Comment by jsiepkes

1 day ago

I'm not talking about the Google Maps app or the YouTube app here. I'm talking about the API's which Google Play services offer which all apps use. API's which for example allows your app to get the location of the user. Or allows your app to be updated.

Simply said probably none of the apps you installed on your phone are going to work without Google Play services installed. Google Play services are closed source. Which is why manufactures like Samsung need to sign a contract with Google and can't simply "install opensource Android". Samsung could live without Google Maps being installed and they could even live without the Google play store but they can't live with none of your apps (like your bank app, your Netflix app, etc.) working.

Can you name an OS that gives more support to OEMs than Android?

  • > Can you name an OS that gives more support to OEMs than Android?

    I don't see how this is relevant for this discussion? The whole point is that Android is only opensource in name. You must license Google Play services from Google otherwise Android is practically useless since you can't run 99.9% of the Android apps. When you license Google Play services Google will also impose all kinds of other restrictions on you which have nothing to do with Google Play services. Like for example mandating you don't set Perplexity AI as the default...

    Imagine Microsoft "open-sourcing" Windows (by doing some source drops at regular intervals) but you wouldn't be able to run all the existing Windows applications on it without licensing closed source software and online services from Microsoft.

    • Counter argument then.

      Why can’t I as a laptop manufacturer decide to install a different default browser on Windows for my devices?

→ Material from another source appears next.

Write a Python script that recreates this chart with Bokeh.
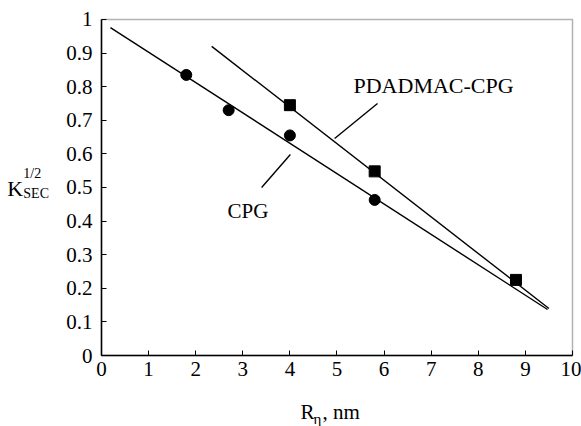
from bokeh.plotting import figure
from bokeh.models import Range1d, Label, FixedTicker, BoxAnnotation
from bokeh.embed import file_html
from bokeh.resources import INLINE

# data
cpg_x = [1.8, 2.7, 4.0, 5.8]
cpg_y = [0.835, 0.73, 0.655, 0.463]
pd_x = [4.0, 5.8, 8.8]
pd_y = [0.745, 0.548, 0.225]
cpg_fit_x = [0.19, 9.47]
cpg_fit_y = [0.976, 0.137]
pd_fit_x = [2.34, 9.5]
pd_fit_y = [0.92, 0.14]
cpg_lead_x = [4.01, 3.40]
cpg_lead_y = [0.598, 0.50]
pd_lead_x = [5.86, 4.95]
pd_lead_y = [0.75, 0.646]
x_ticks = [0, 1, 2, 3, 4, 5, 6, 7, 8, 9, 10]
y_ticks = [0, 0.1, 0.2, 0.3, 0.4, 0.5, 0.6, 0.7, 0.8, 0.9, 1]

FONT = "Liberation Serif"

p = figure(width=581, height=426, output_backend="svg", toolbar_location=None,
           x_range=Range1d(-2.144, 10.191), y_range=Range1d(-0.2113, 1.0565),
           min_border=0)
p.background_fill_color = "white"
p.border_fill_color = "white"
p.grid.visible = False
p.outline_line_color = None

for ax in (p.xaxis[0], p.yaxis[0]):
    ax.fixed_location = 0
    ax.major_tick_in = 5
    ax.major_tick_out = 0
    ax.minor_tick_in = 0
    ax.minor_tick_out = 0
    ax.axis_line_width = 1.5
    ax.major_tick_line_width = 1
    ax.major_label_text_font = FONT
    ax.major_label_text_font_size = "21px"
    ax.major_label_text_color = "black"

p.xaxis[0].bounds = (0, 10)
p.yaxis[0].bounds = (0, 1)
p.xaxis[0].major_label_standoff = 6
p.yaxis[0].major_label_standoff = 9
p.xaxis[0].ticker = FixedTicker(ticks=x_ticks)
p.yaxis[0].ticker = FixedTicker(ticks=y_ticks)
p.xaxis[0].major_label_overrides = {t: str(t) for t in x_ticks}
p.yaxis[0].major_label_overrides = {t: f"{t:g}" for t in y_ticks}

# plot frame box
p.add_layout(BoxAnnotation(left=0, right=10, bottom=0, top=1, fill_color=None,
                           line_color="black", line_width=1.5, level="underlay"))

p.line(cpg_fit_x, cpg_fit_y, line_color="black", line_width=1.4)
p.line(pd_fit_x, pd_fit_y, line_color="black", line_width=1.4)
p.line(cpg_lead_x, cpg_lead_y, line_color="black", line_width=1.4)
p.line(pd_lead_x, pd_lead_y, line_color="black", line_width=1.4)
p.scatter(cpg_x, cpg_y, marker="circle", size=11, fill_color="black", line_color="black")
p.scatter(pd_x, pd_y, marker="square", size=11, fill_color="black", line_color="black")

def lab(x, y, t, size, align="left"):
    p.add_layout(Label(x=x, y=y, text=t, text_font=FONT, text_font_size=size,
                       text_color="black", text_baseline="alphabetic", text_align=align))

lab(5.35, 0.804, "PDADMAC-CPG", "22px")
lab(2.675, 0.4286, "CPG", "21px")

# y-axis label  K_SEC^{1/2}
lab(-2.0, 0.497, "K", "22px")
lab(-1.66, 0.5417, "1/2", "14px")
lab(-1.66, 0.482, "SEC", "14px")

# x-axis label  R_eta, nm
lab(4.225, -0.1696, "R", "21px")
lab(4.50, -0.1875, "η", "15px")
lab(4.69, -0.1696, ", nm", "21px")

open("out.html", "w").write(file_html(p, INLINE))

Or change the start menu?

      The phone manufacturer can choose to ship another OS.

      Now sure there is absolutely an argument about their monopoly causing other apps to not be compatible on your own custom os but the same argument applies to windows and the only way to make apps run on linux is through an emulation/compatibility layer and even then it might not work.

      So by that argument Microsoft should also be taken up for antitrust, which Im all for but I doubt thats going to happen.

    • > Imagine Microsoft "open-sourcing" Windows (by doing some source drops at regular intervals) but you wouldn't be able to run all the existing Windows applications on it without licensing closed source software and online services from Microsoft.

      Or building your own services, presumably?

      4 replies →

  • Windows Phone, before Android and iOS killed it.

    Incidentally, version 8 was vastly superior to current iOS or Android, even after those OS’s stole a few UI innovations.

    If only the team responsible for that got to run Windows, and not the other way around!